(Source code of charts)
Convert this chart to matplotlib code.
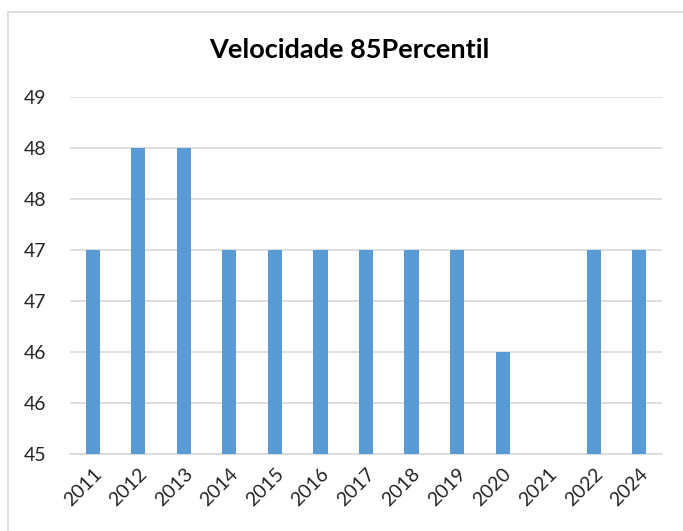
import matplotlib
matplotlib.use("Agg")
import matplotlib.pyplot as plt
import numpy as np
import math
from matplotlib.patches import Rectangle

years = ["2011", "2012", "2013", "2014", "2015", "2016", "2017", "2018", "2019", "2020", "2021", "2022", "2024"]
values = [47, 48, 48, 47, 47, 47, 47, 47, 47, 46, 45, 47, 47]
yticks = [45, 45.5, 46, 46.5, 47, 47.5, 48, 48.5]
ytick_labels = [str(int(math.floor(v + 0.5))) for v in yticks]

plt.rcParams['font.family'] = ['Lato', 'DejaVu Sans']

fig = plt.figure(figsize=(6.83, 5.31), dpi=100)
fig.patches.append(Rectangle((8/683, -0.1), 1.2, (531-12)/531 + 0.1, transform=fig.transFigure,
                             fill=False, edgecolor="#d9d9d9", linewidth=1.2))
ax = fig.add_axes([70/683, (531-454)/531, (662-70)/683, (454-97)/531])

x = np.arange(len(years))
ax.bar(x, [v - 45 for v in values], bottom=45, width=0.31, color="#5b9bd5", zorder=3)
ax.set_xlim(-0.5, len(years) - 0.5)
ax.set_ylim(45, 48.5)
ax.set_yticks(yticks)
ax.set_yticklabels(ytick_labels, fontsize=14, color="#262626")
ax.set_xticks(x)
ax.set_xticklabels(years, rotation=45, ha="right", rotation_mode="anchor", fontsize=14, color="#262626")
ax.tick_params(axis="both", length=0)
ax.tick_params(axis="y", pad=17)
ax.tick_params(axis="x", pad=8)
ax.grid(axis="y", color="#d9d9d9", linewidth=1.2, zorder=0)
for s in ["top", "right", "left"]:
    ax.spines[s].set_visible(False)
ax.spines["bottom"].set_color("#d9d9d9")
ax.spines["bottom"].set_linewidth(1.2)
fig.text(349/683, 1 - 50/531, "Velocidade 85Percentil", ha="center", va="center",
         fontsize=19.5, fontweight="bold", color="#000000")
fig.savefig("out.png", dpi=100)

==

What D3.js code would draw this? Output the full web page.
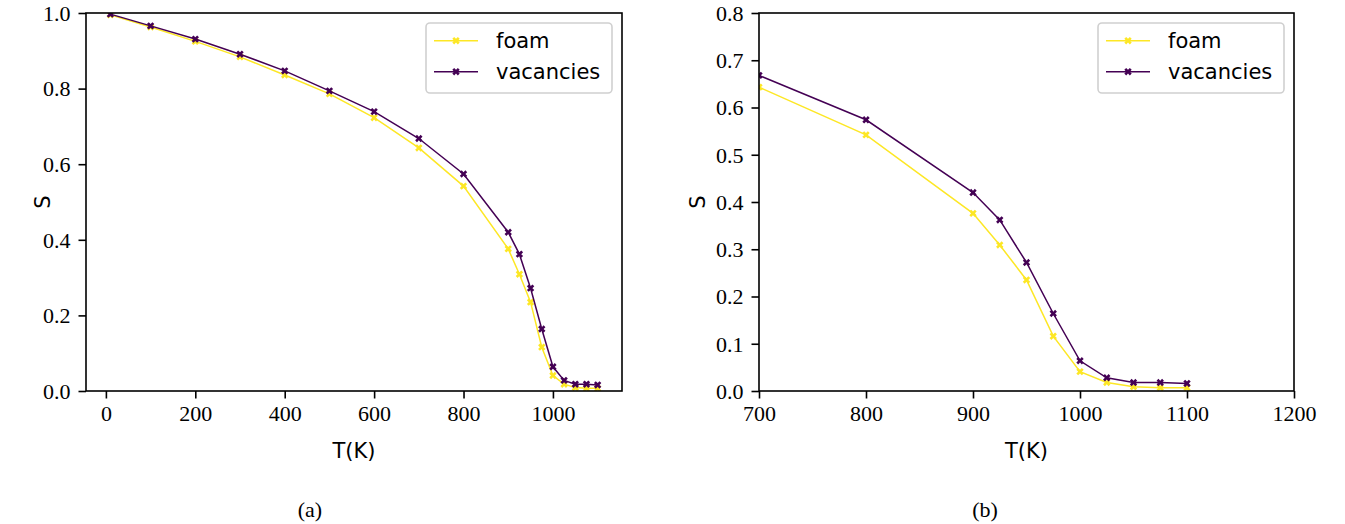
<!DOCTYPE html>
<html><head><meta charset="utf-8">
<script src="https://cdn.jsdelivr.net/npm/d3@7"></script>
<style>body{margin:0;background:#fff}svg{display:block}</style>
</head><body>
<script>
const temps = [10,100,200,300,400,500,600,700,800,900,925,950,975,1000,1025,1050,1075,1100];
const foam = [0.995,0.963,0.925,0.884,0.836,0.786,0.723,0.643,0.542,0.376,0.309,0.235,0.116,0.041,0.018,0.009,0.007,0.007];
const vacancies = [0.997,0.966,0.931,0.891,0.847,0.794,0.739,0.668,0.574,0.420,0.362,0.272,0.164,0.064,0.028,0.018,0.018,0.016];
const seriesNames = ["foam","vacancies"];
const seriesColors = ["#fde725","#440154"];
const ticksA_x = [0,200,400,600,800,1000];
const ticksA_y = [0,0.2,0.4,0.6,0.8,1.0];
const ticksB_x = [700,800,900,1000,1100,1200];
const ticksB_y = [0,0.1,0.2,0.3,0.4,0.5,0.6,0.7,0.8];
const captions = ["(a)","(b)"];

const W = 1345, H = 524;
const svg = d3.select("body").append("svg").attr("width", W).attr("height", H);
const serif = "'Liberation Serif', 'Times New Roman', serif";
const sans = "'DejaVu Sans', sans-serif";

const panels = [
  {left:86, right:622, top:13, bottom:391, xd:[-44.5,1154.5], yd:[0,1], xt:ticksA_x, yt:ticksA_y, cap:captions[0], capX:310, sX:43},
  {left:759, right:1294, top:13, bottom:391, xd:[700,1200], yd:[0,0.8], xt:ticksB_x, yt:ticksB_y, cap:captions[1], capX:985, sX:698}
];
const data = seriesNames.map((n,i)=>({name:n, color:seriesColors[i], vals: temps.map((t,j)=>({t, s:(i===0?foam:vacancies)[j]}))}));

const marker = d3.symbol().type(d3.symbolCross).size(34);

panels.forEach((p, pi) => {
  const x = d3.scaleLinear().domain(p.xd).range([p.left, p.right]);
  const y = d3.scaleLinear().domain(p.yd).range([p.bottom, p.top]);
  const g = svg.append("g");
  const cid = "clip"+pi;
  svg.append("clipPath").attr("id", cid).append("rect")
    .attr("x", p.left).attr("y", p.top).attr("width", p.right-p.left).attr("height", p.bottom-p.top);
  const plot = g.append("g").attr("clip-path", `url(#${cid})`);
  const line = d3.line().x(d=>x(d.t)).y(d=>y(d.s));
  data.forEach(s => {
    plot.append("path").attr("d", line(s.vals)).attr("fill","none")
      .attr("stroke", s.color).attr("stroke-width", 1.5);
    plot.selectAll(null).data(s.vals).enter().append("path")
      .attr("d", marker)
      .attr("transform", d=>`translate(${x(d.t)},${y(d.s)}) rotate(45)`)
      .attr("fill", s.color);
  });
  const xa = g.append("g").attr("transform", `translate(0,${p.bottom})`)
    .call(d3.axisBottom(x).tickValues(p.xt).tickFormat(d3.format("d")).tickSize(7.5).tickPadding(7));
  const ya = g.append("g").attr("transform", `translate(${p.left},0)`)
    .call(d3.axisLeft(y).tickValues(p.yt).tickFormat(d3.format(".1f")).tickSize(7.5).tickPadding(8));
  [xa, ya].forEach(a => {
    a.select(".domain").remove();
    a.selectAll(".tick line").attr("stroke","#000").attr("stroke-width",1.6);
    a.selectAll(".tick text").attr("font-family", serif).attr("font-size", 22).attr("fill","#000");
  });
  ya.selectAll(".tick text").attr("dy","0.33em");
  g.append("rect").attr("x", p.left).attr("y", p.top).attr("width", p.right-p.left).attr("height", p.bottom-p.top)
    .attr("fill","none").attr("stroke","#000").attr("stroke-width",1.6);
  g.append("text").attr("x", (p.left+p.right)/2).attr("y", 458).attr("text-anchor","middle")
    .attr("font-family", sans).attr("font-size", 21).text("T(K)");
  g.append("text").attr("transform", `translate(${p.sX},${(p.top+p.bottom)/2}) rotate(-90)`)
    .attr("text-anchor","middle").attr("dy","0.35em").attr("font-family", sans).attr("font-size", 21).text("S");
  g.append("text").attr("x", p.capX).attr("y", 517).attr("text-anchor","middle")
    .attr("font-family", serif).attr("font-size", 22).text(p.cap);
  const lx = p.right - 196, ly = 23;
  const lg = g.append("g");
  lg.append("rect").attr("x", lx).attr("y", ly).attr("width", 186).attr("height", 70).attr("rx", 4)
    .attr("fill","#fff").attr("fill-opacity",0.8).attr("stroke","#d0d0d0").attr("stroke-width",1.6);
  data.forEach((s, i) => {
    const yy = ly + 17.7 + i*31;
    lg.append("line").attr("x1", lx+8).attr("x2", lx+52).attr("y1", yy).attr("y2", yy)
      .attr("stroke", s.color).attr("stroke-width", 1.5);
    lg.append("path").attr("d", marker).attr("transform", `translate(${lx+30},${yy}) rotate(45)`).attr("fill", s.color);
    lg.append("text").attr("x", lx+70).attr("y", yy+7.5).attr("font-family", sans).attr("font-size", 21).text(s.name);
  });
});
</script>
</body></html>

◆ **Written request**
Of all the lines in the listing above, how many include "this"? Write only the number.

◆ **Reply**
2